И опять всполохи боли — кроваво-черные. Кажется, болит каждый волос на голове, ногти на пальцах, слеза во впадине глаза. Провал, всплытие… Провал… И бред. Долгий, тягучий, почти без боли, — с одним великим, непереносимым томлением. Нет тела, нет воли, сознания, — живет томление само по себе. Шумный, многоголосый, суетный бред… Без начала и конца… Без конца. Ему не будет конца… Будет течь, хлюпать кровь… раздирать воздух, тело, голоса… Гремит железо… Никогда не кончится кроваво-черное томление — оно будет страшнее… Оно пожрало душу, дух… Оно — смерть… Оно живее всего на свете… Оно было раньше света, оно всегда было кроваво-черное…
И долгая, долгая пустота. Отсутствие. Лишь отчужденное еле улавливаемое трепетание пульса — где-то в воздухе, пустоте — ненужное, наивное, почти смешное. И прояснение, как вспышка немого взрыва в черноте, и ясный, серый глаз сестры, и голос — родниково-чистый, тягучий, почему-то очень тягучий:
— Ты что?.. Эх, сапожник!.. У него же плечо кривое будет… Расшивай…

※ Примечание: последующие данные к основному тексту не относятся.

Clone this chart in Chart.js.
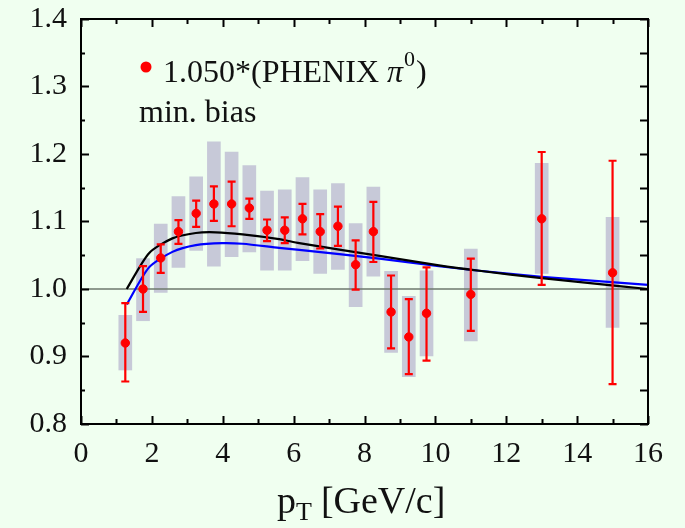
<!DOCTYPE html>
<html>
<head>
<meta charset="utf-8">
<script src="https://cdn.jsdelivr.net/npm/chart.js@4"></script>
<style>
  html, body { margin:0; padding:0; background:#f0fff0; }
  #wrap { width:685px; height:528px; }
</style>
</head>
<body>
<div id="wrap"><canvas id="c" width="685" height="528"></canvas></div>
<script>
// PHENIX pi0 ratio points (scaled by 1.050)
var ptVals   = [1.25, 1.75, 2.25, 2.75, 3.25, 3.75, 4.25, 4.75, 5.25, 5.75, 6.25, 6.75, 7.25, 7.75, 8.25, 8.75, 9.25, 9.75, 11.0, 13.0, 15.0];
var ratio    = [0.920, 1.000, 1.046, 1.085, 1.112, 1.126, 1.126, 1.120, 1.087, 1.087, 1.104, 1.085, 1.093, 1.036, 1.085, 0.966, 0.929, 0.964, 0.992, 1.104, 1.024];
var statHi   = [0.979, 1.034, 1.066, 1.102, 1.131, 1.152, 1.159, 1.134, 1.103, 1.106, 1.126, 1.111, 1.122, 1.072, 1.129, 1.020, 0.985, 1.032, 1.045, 1.203, 1.190];
var statLo   = [0.863, 0.966, 1.024, 1.067, 1.092, 1.101, 1.093, 1.104, 1.071, 1.068, 1.081, 1.060, 1.064, 0.999, 1.040, 0.912, 0.874, 0.894, 0.938, 1.006, 0.859];
var sysHi    = [0.961, 1.045, 1.096, 1.137, 1.166, 1.218, 1.203, 1.183, 1.145, 1.147, 1.165, 1.147, 1.156, 1.097, 1.151, 1.026, 0.989, 1.027, 1.059, 1.186, 1.106];
var sysLo    = [0.880, 0.953, 0.995, 1.032, 1.057, 1.034, 1.048, 1.055, 1.028, 1.028, 1.042, 1.023, 1.029, 0.974, 1.019, 0.906, 0.870, 0.901, 0.923, 1.023, 0.943];

// model curves
var blackX = [1.29, 1.92, 2.58, 3.24, 3.80, 4.56, 5.59, 6.16, 8.42, 10.1, 11.24, 13.0, 14.5, 16.0];
var blackY = [1.000, 1.053, 1.075, 1.083, 1.084, 1.081, 1.074, 1.068, 1.049, 1.035, 1.027, 1.016, 1.008, 1.000];
var blueX  = [1.29, 1.92, 2.58, 3.24, 3.99, 4.56, 5.59, 6.16, 8.42, 10.1, 11.24, 13.0, 14.5, 16.0];
var blueY  = [0.977, 1.032, 1.055, 1.065, 1.068, 1.067, 1.061, 1.058, 1.045, 1.034, 1.027, 1.018, 1.012, 1.006];

var refX = [0, 16];
var refY = [1.0, 1.0];

var xTicks = [0, 2, 4, 6, 8, 10, 12, 14, 16];
var yTicks = [0.8, 0.9, 1.0, 1.1, 1.2, 1.3, 1.4];

var legendText = "1.050*(PHENIX ";
var noteText = "min. bias";

function pts(xs, ys){ return xs.map(function(x,i){ return {x:x, y:ys[i]}; }); }

var SERIF = "'Liberation Serif', 'DejaVu Serif', serif";

var decor = {
  id: 'decor',
  beforeDraw: function(chart){
    var ctx = chart.ctx;
    ctx.save();
    ctx.fillStyle = '#f0fff0';
    ctx.fillRect(0, 0, chart.width, chart.height);
    ctx.restore();
  },
  afterDatasetsDraw: function(chart){
    var ctx = chart.ctx, xs = chart.scales.x, ys = chart.scales.y, a = chart.chartArea;
    ctx.save();
    // stat error bars
    ctx.strokeStyle = '#ff0000';
    ctx.lineWidth = 2.2;
    for (var i = 0; i < ptVals.length; i++) {
      var px = xs.getPixelForValue(ptVals[i]);
      var y1 = ys.getPixelForValue(statHi[i]);
      var y2 = ys.getPixelForValue(statLo[i]);
      ctx.beginPath();
      ctx.moveTo(px, y1); ctx.lineTo(px, y2);
      ctx.moveTo(px-4, y1); ctx.lineTo(px+4, y1);
      ctx.moveTo(px-4, y2); ctx.lineTo(px+4, y2);
      ctx.stroke();
    }
    // frame
    ctx.strokeStyle = '#000';
    ctx.lineWidth = 2;
    ctx.strokeRect(a.left, a.top, a.right - a.left, a.bottom - a.top);
    // ticks
    ctx.beginPath();
    for (var v = 0.8; v <= 1.4001; v += 0.05) {
      var py = Math.round(ys.getPixelForValue(v)) + 0.5;
      var major = Math.abs(Math.round(v*10) - v*10) < 1e-6;
      ctx.moveTo(a.left, py); ctx.lineTo(a.left + (major ? 8 : 4), py);
      ctx.moveTo(a.right, py); ctx.lineTo(a.right - 8, py);
    }
    for (var t = 0; t <= 16; t++) {
      var tx = Math.round(xs.getPixelForValue(t)) + 0.5;
      var len = (t % 2 === 0) ? 8 : 5;
      ctx.moveTo(tx, a.bottom); ctx.lineTo(tx, a.bottom - len);
      ctx.moveTo(tx, a.top); ctx.lineTo(tx, a.top + len);
    }
    ctx.stroke();

    // legend
    ctx.fillStyle = '#ff0000';
    ctx.beginPath();
    ctx.arc(146, 67, 5.5, 0, Math.PI*2);
    ctx.fill();
    ctx.fillStyle = '#111';
    ctx.textBaseline = 'alphabetic';
    ctx.textAlign = 'left';
    ctx.font = '32px ' + SERIF;
    var lx = 163, ly = 82;
    ctx.fillText(legendText, lx, ly);
    lx += ctx.measureText(legendText).width;
    ctx.font = 'italic 32px ' + SERIF;
    ctx.fillText('\u03c0', lx, ly);
    lx += ctx.measureText('\u03c0').width + 1;
    ctx.font = '22px ' + SERIF;
    ctx.fillText('0', lx, ly - 16);
    lx += ctx.measureText('0').width + 1;
    ctx.font = '32px ' + SERIF;
    ctx.fillText(')', lx, ly);
    ctx.fillText(noteText, 139, 122);

    // x axis title
    var tx0 = 277, ty0 = 513;
    ctx.font = '38px ' + SERIF;
    ctx.fillText('p', tx0, ty0);
    var w = ctx.measureText('p').width;
    ctx.font = '26px ' + SERIF;
    ctx.fillText('T', tx0 + w, ty0 + 7);
    w += ctx.measureText('T').width + 9;
    ctx.font = '38px ' + SERIF;
    ctx.fillText('[GeV/c]', tx0 + w, ty0);
    ctx.restore();
  }
};

new Chart(document.getElementById('c'), {
  data: {
    datasets: [
      { type: 'scatter', data: pts(ptVals, ratio), backgroundColor: '#ff0000', borderColor: '#ff0000',
        pointRadius: 4.2, pointHoverRadius: 4.2, order: 1 },
      { type: 'line', data: pts(blackX, blackY), borderColor: '#000000', borderWidth: 2.2,
        pointRadius: 0, tension: 0.25, fill: false, order: 2 },
      { type: 'line', data: pts(blueX, blueY), borderColor: '#0000ff', borderWidth: 2.2,
        pointRadius: 0, tension: 0.25, fill: false, order: 2 },
      { type: 'line', data: pts(refX, refY), borderColor: '#6e786e', borderWidth: 1.5,
        pointRadius: 0, fill: false, order: 3 },
      { type: 'bar', data: ptVals.map(function(x,i){ return {x:x, y:[sysLo[i], sysHi[i]]}; }),
        backgroundColor: 'rgba(196,198,214,0.95)', borderWidth: 0, barThickness: 13, order: 4 }
    ]
  },
  options: {
    responsive: false,
    animation: false,
    devicePixelRatio: 1,
    layout: { padding: { left: 0, right: 37, top: 19, bottom: 0 } },
    plugins: { legend: { display: false }, tooltip: { enabled: false } },
    scales: {
      x: {
        type: 'linear', min: 0, max: 16, offset: false,
        grid: { display: false, drawTicks: false },
        border: { display: false },
        afterBuildTicks: function(s){ s.ticks = xTicks.map(function(v){ return {value:v}; }); },
        ticks: { color: '#111', padding: 12, maxRotation: 0, font: { family: SERIF, size: 30 },
                 callback: function(v){ return String(v); } },
        afterFit: function(s){ s.height = 104; s.paddingLeft = 0; s.paddingRight = 0; }
      },
      y: {
        type: 'linear', min: 0.8, max: 1.4,
        grid: { display: false, drawTicks: false },
        border: { display: false },
        afterBuildTicks: function(s){ s.ticks = yTicks.map(function(v){ return {value:v}; }); },
        ticks: { color: '#111', padding: 14, font: { family: SERIF, size: 30 },
                 callback: function(v){ return Number(v).toFixed(1); } },
        afterFit: function(s){ s.width = 81; s.paddingTop = 0; s.paddingBottom = 0; }
      }
    }
  },
  plugins: [decor]
});
</script>
</body>
</html>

Снова пустота, боль, легкость, боль, невесомость… «Еще минут двадцать, минут двадцать… Эх, сапожник!»… И движение — невесомое. Я встаю, иду, как по воздуху, меня держат — потому что очень легкий… Каталка. Движение… Полет… беспамятство…
Палата. Я высоко на подушках, почти сижу. В окне — черные вершины сосен. Белизна стен, постели, неба. Болезненная белизна. Кто-то держит меня за руку. Чуть поворачиваю голову, пробуждая перехватывающую дыхание боль, вижу: на краешке кровати сидит Сухломин. Черный, как хвоя сосен, глаза блестят, как слезы, и зубы, будто рот набит льдом… Он улыбается. От него пахнет водкой. Вспоминаю: говорили… Он пьет после операции полстакана спирта…
8
В каких-то сферах, в какие-то времена, из жидких, газовых, твердых веществ зародилось живое существо. Оно ощутило свою неясную, расплывчатую плоть, свое присутствие в некоей среде, жажду усвоения этой среды, и шевельнулось, сделав первое движение по жизни. И началось его развитие. Существо текло, переливалось, взвешенное в среде, сквозь сферы и пространства, то растворяясь до исчезновения, то сжимаясь и почти ясно ощущая свою плоть. Оно текло, и среда — жидкости, газы, твердые вещества — текла сквозь него, оставляя, скапливая в нем частицы самой себя. Существо росло, плотнело, вытягивалось в движении. Оно не знало, где у него начало, где конец. И когда внезапно взрывом какой-то сферы его разорвало на две, на три, на много частей, — оно не почувствовало ни боли, ни потери.
Прошли несчетные времена. Существа, делясь, наполняли собой пространства. Пожирая друг друга, оформлялись в тела и, умирая, насыщали питательными веществами среду для своего существования. Борясь с себе подобными, они все больше твердели, быстрее передвигались, самые развитые умели угадывать опасность. Но существам еще не удавалось половое размножение: удовлетворившись слиянием, они взаимно пожирались.